If the people, politically, willed the reversal of the
Dred Scott decision, it was sure in time to be judicially reversed.[82]
Douglas boasted that the Democrats were a national party, whereas the
"Black Republicans" were a sectional body whose creed could not be
uttered south of Mason and Dixon's line. He was assiduous in fastening
upon Lincoln the name of "Abolitionist," and "Black Republican,"

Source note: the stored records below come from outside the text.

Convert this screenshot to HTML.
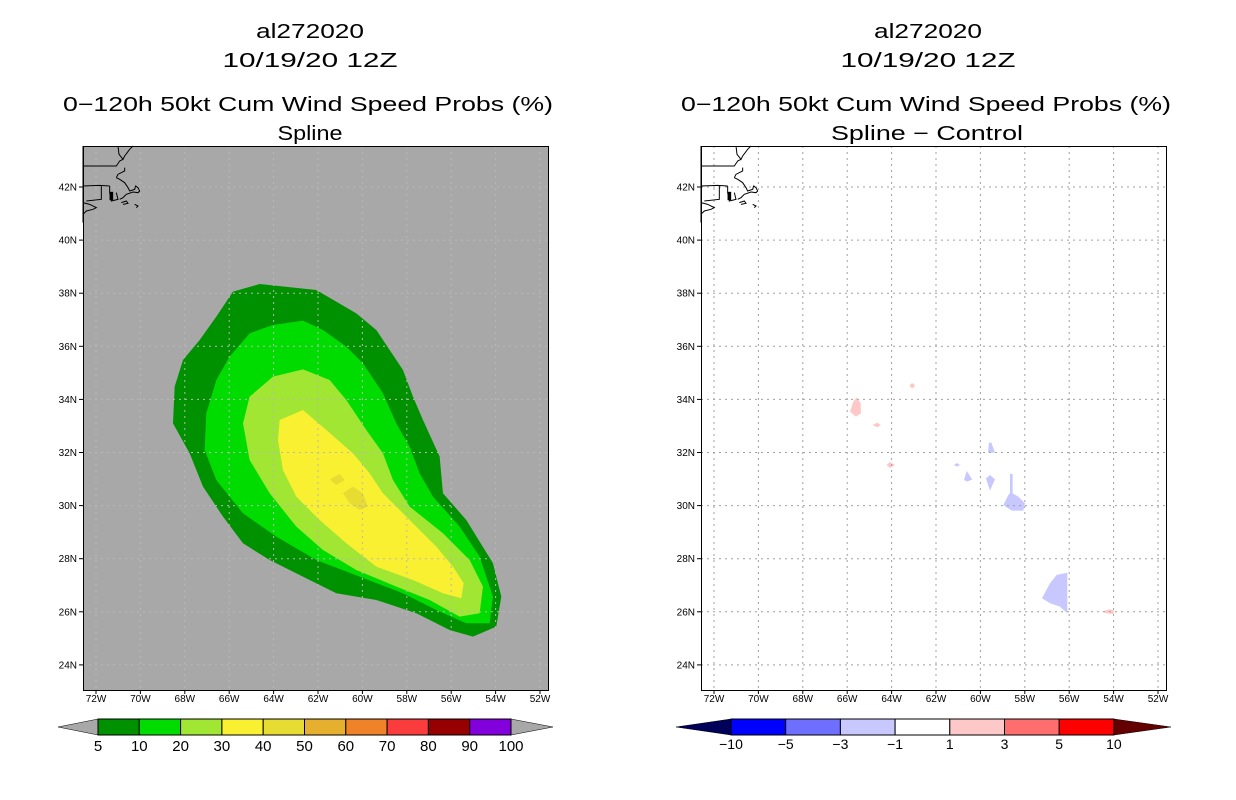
<!DOCTYPE html>
<html><head><meta charset="utf-8"><style>
html,body{margin:0;padding:0;background:#fff;width:1236px;height:800px;overflow:hidden}
svg{display:block;font-family:"Liberation Sans",sans-serif}
#lcoast polyline,#rcoast polyline{vector-effect:non-scaling-stroke}
</style></head><body>
<svg id="root" width="1236" height="800" viewBox="0 0 1236 800" xmlns="http://www.w3.org/2000/svg">
<g font-size="20" text-anchor="middle" fill="#000">
<text x="310" y="38" textLength="108" lengthAdjust="spacingAndGlyphs">al272020</text>
<text x="310" y="67" textLength="175" lengthAdjust="spacingAndGlyphs">10/19/20 12Z</text>
<text x="308" y="111" textLength="490" lengthAdjust="spacingAndGlyphs">0−120h 50kt Cum Wind Speed Probs (%)</text>
<text x="310" y="140" textLength="65" lengthAdjust="spacingAndGlyphs">Spline</text>
</g>
<g font-size="20" text-anchor="middle" fill="#000">
<text x="928" y="38" textLength="108" lengthAdjust="spacingAndGlyphs">al272020</text>
<text x="928" y="67" textLength="175" lengthAdjust="spacingAndGlyphs">10/19/20 12Z</text>
<text x="926" y="111" textLength="490" lengthAdjust="spacingAndGlyphs">0−120h 50kt Cum Wind Speed Probs (%)</text>
<text x="927" y="140" textLength="192" lengthAdjust="spacingAndGlyphs">Spline − Control</text>
</g>

<g>
<rect x="83" y="146" width="465" height="544" fill="#a8a8a8"/>
<g transform="translate(83,280) scale(0.3333)">
<polygon fill="#009100" points="450,35 530,12 700,30 820,100 880,150 960,270 990,350 1020,420 1070,530 1080,640 1150,720 1230,850 1255,950 1240,1040 1170,1070 1100,1050 1000,1000 880,960 760,940 680,900 560,840 480,790 420,710 360,620 320,520 270,430 275,320 300,240 350,180 400,110"/>
<polygon fill="#00dc00" points="500,160 570,135 660,122 720,150 790,200 840,250 900,340 940,430 980,500 1010,580 1050,650 1130,740 1190,830 1230,950 1220,1030 1150,1030 1060,990 960,940 830,890 700,840 580,770 480,700 400,600 365,510 370,400 400,300 440,230"/>
<polygon fill="#a0e632" points="570,290 660,268 740,300 790,360 850,450 900,520 930,600 980,680 1080,760 1160,840 1200,920 1190,1000 1130,1010 1040,960 940,920 820,870 720,810 640,740 560,640 500,540 480,430 500,350"/>
<polygon fill="#faf032" points="590,420 660,390 730,450 810,520 860,580 900,640 980,720 1060,800 1110,860 1142,910 1135,955 1080,940 990,900 880,860 790,790 710,720 640,650 600,570 585,480"/>
<polygon fill="#e6dc32" points="740,598 770,582 785,600 760,615"/>
<polygon fill="#e6dc32" points="780,640 810,620 840,640 855,680 830,690 800,670"/>
</g>
<g id="lgrid" stroke="#b8b8b8" stroke-width="1" stroke-dasharray="2,4"></g>
<g id="lcoast" fill="none" stroke="#000" stroke-width="1"></g>
<rect x="83.5" y="146.5" width="465" height="544" fill="none" stroke="#000"/>
<g id="laxes"></g>
</g>

<g>
<rect x="701" y="146" width="465" height="544" fill="#fff"/>
<g transform="translate(830,370) scale(0.3333)">
<g fill="#ffc8c8">
<polygon points="80,82 92,100 93,130 78,140 60,125 70,95"/>
<circle cx="247" cy="47" r="7"/>
<polygon points="128,165 142,158 152,165 142,172"/>
<polygon points="170,285 180,276 195,285 180,294"/>
<polygon points="815,725 840,718 852,722 850,732 830,730"/>
</g>
<g fill="#c8c8ff">
<polygon points="477,218 484,218 495,248 474,248"/>
<polygon points="372,285 381,279 390,285 381,290"/>
<polygon points="402,330 410,303 427,328 412,335"/>
<polygon points="468,325 480,315 495,328 480,362"/>
<polygon points="540,312 548,312 548,370 565,380 585,400 580,422 545,422 520,405 535,375 540,370"/>
<polygon points="712,608 712,730 690,710 660,700 636,685 660,640 680,615"/>
</g>
</g>
<g id="rgrid" stroke="#a0a0a0" stroke-width="1" stroke-dasharray="2,4"></g>
<g id="rcoast" fill="none" stroke="#000" stroke-width="1"></g>
<rect x="701.5" y="146.5" width="465" height="544" fill="none" stroke="#000"/>
<g id="raxes"></g>
</g>

<g id="lbar"></g>
<g id="rbar"></g>
</svg>
<script>
const lonLabels = ["72W","70W","68W","66W","64W","62W","60W","58W","56W","54W","52W"];
const latLabels = ["42N","40N","38N","36N","34N","32N","30N","28N","26N","24N"];
const probLevels = ["5","10","20","30","40","50","60","70","80","90","100"];
const probColors = ["#009100","#00dc00","#a0e632","#faf032","#e6dc32","#e6af2d","#f08228","#fa3c3c","#960000","#8200dc"];
const diffLevels = ["−10","−5","−3","−1","1","3","5","10"];
const diffColors = ["#0000ff","#6e6eff","#c8c8ff","#ffffff","#ffc8c8","#ff6e6e","#ff0000"];
const NS="http://www.w3.org/2000/svg";
function mk(tag,attrs,parent){const e=document.createElementNS(NS,tag);for(const k in attrs)e.setAttribute(k,attrs[k]);parent.appendChild(e);return e;}
function xLon(i,x0){return x0+13+i*44.4;}
function yLat(i){return 187+i*53.1;}
function drawMap(x0,grid,axes,coast){
  const g=document.getElementById(grid), a=document.getElementById(axes), c=document.getElementById(coast);
  lonLabels.forEach((l,i)=>{
    const x=xLon(i,x0);
    mk('line',{x1:x,y1:146,x2:x,y2:690},g);
    mk('line',{x1:x,y1:690,x2:x,y2:694,stroke:'#000'},a);
    const t=mk('text',{x:x,y:702,'font-size':10,'text-anchor':'middle'},a);t.textContent=l;
    
    
  });
  latLabels.forEach((l,i)=>{
    const y=yLat(i);
    mk('line',{x1:x0,y1:y,x2:x0+465,y2:y},g);
    mk('line',{x1:x0-4,y1:y,x2:x0,y2:y,stroke:'#000'},a);
    const t=mk('text',{x:x0-6,y:y+3.5,'font-size':10,'text-anchor':'end'},a);t.textContent=l;
    
    
  });
  const cg=mk('g',{transform:`translate(${x0},146) scale(0.3333)`},c);
  const lines=["105,0 108,25 120,40 125,30 140,10 150,0","0,60 100,60 110,45 120,40","0,120 50,118 80,120","55,120 55,160 10,165","80,120 80,140 85,165 105,160 100,140","100,95 105,85 125,75 125,65","100,95 110,100 125,110 135,125 140,135 155,130 158,120 165,125 170,135 165,140 150,138 130,145 120,155 110,160","0,170 20,175 40,185 30,190 10,195 0,205","115,170 130,165 135,172 120,175","155,175 165,180 160,185","0,0 0,230"];
  lines.forEach(p=>mk('polyline',{points:p},cg));
  mk('rect',{x:80,y:138,width:10,height:24,fill:'#000'},cg);
}
drawMap(83,'lgrid','laxes','lcoast');
drawMap(701,'rgrid','raxes','rcoast');
(function(){
  const b=document.getElementById('lbar');const x0=98,w=41.3,y=719,h=16;
  mk('polygon',{points:`${x0},${y} ${x0},${y+h} 58,${y+h/2}`,fill:'#a8a8a8',stroke:'#000','stroke-width':0.5},b);
  const xe=x0+w*probColors.length;
  mk('polygon',{points:`${xe},${y} ${xe},${y+h} 553,${y+h/2}`,fill:'#a8a8a8',stroke:'#000','stroke-width':0.5},b);
  probColors.forEach((c,i)=>{const r=mk('rect',{x:x0+i*w,y:y,width:w,height:h,fill:c,stroke:'#000'},b);
    });
  probLevels.forEach((l,i)=>{const t=mk('text',{x:x0+i*w,y:751,'font-size':15,'text-anchor':'middle'},b);t.textContent=l;
    });
})();
(function(){
  const b=document.getElementById('rbar');const x0=731,w=54.7,y=719,h=16;
  mk('polygon',{points:`${x0},${y} ${x0},${y+h} 676,${y+h/2}`,fill:'#00005a',stroke:'#000','stroke-width':0.5},b);
  const xe=x0+w*diffColors.length;
  mk('polygon',{points:`${xe},${y} ${xe},${y+h} 1171,${y+h/2}`,fill:'#640000',stroke:'#000','stroke-width':0.5},b);
  diffColors.forEach((c,i)=>{const r=mk('rect',{x:x0+i*w,y:y,width:w,height:h,fill:c,stroke:'#000'},b);
    });
  diffLevels.forEach((l,i)=>{const t=mk('text',{x:x0+i*w,y:749,'font-size':14,'text-anchor':'middle'},b);t.textContent=l;
    });
})();
</script>
</body></html>
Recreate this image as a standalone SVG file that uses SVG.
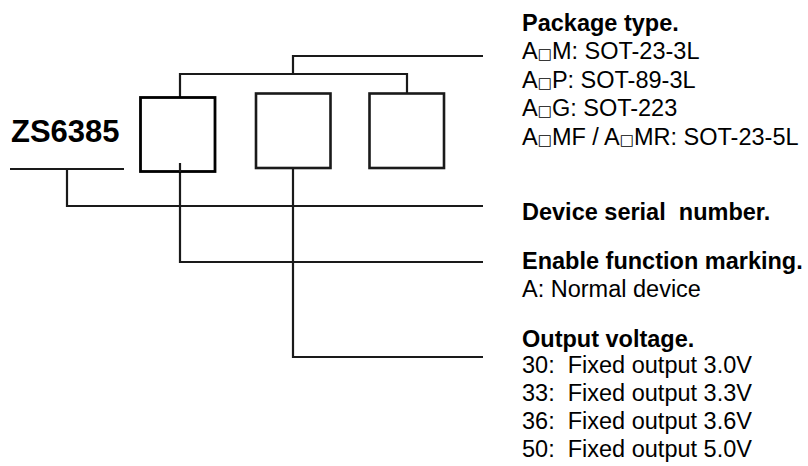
<svg xmlns="http://www.w3.org/2000/svg" width="808" height="466" viewBox="0 0 808 466">
<style>
.ln{fill:none;stroke:#1a1a1a;stroke-width:2.2;stroke-linecap:butt;stroke-linejoin:miter}
.box{fill:#fff;stroke:#1a1a1a;stroke-width:2.6}
.box1{fill:#fff;stroke:#000;stroke-width:2.8}
.t{font-family:"Liberation Sans",Arial,sans-serif;font-size:23.5px;fill:#000;white-space:pre}
.b{font-weight:bold}
.sq{font-family:"DejaVu Sans",sans-serif;font-size:15px}
.title{font-family:"Liberation Sans",Arial,sans-serif;font-size:31px;font-weight:bold;fill:#000}
</style>
<rect width="808" height="466" fill="#fff"/>
<g id="connectors">
  <polyline class="ln" points="483,56 293,56 293,74"/>
  <polyline class="ln" points="180,97 180,74 407,74 407,93"/>
  <line class="ln" x1="10" y1="169" x2="124" y2="169"/>
  <polyline class="ln" points="67,169 67,206 483,206"/>
  <polyline class="ln" points="180,168 180,262 483,262"/>
  <polyline class="ln" points="293,168 293,357 483,357"/>
</g>
<g id="part-name">
  <text class="title" x="11" y="142">ZS6385</text>
</g>
<g id="box-enable">
  <rect class="box1" x="140.5" y="97.5" width="74.5" height="74"/>
  <line class="ln" x1="180" y1="163" x2="180" y2="172"/>
</g>
<g id="box-voltage">
  <rect class="box" x="256" y="93.5" width="74.5" height="74.5"/>
</g>
<g id="box-package">
  <rect class="box" x="369.5" y="93.5" width="74.5" height="74.5"/>
</g>
<g id="label-package">
  <text class="t b" x="522" y="31">Package type.</text>
  <text class="t" x="522" y="59">A<tspan class="sq">□</tspan>M: SOT-23-3L</text>
  <text class="t" x="522" y="88">A<tspan class="sq">□</tspan>P: SOT-89-3L</text>
  <text class="t" x="522" y="116">A<tspan class="sq">□</tspan>G: SOT-223</text>
  <text class="t" x="522" y="145">A<tspan class="sq">□</tspan>MF / A<tspan class="sq">□</tspan>MR: SOT-23-5L</text>
</g>
<g id="label-serial">
  <text class="t b" x="522" y="220">Device serial  number.</text>
</g>
<g id="label-enable">
  <text class="t b" x="522" y="269">Enable function marking.</text>
  <text class="t" x="522" y="297">A: Normal device</text>
</g>
<g id="label-voltage">
  <text class="t b" x="522" y="347">Output voltage.</text>
  <text class="t" x="522" y="373">30:  Fixed output 3.0V</text>
  <text class="t" x="522" y="401">33:  Fixed output 3.3V</text>
  <text class="t" x="522" y="429">36:  Fixed output 3.6V</text>
  <text class="t" x="522" y="457">50:  Fixed output 5.0V</text>
</g>
</svg>
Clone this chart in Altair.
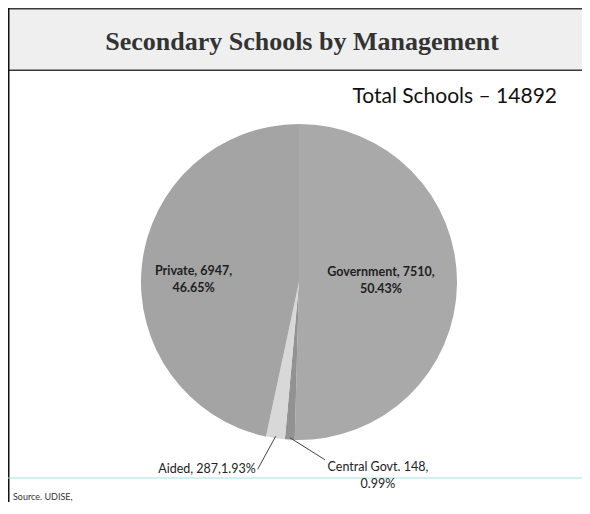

epithets so unpopular that those who held the faith often denied the
title, and he only modified them by the offensive admission that
Lincoln's doctrines were sometimes disingenuously weakened to suit
certain audiences: "His principles in the north [of Illinois] are jet
black; in the centre they are in color a decent mulatto; and in lower
Egypt[83] they are almost white."
Concerning sectionalism, Lincoln countered fairly enough on his
opponent by asking: Was it, then, the case that it was slavery which was
national, and freedom which was sectional? Or, "Is it the true test of
the soundness of a doctrine that in some places people won't let you
proclaim it?" But the remainder of Douglas's assault was by no means to
be disposed of by quick retort. When Lincoln was pushed to formulate
accurately his views concerning the proper status of the negro in the
community, he had need of all his extraordinary care in statement.
Herein lay problems that were vexing many honest citizens and clever men
besides himself, and were breeding much disagreement among persons who
all were anti-slavery in a general way, but could by no means reach a
comfortable unison concerning troublesome particulars.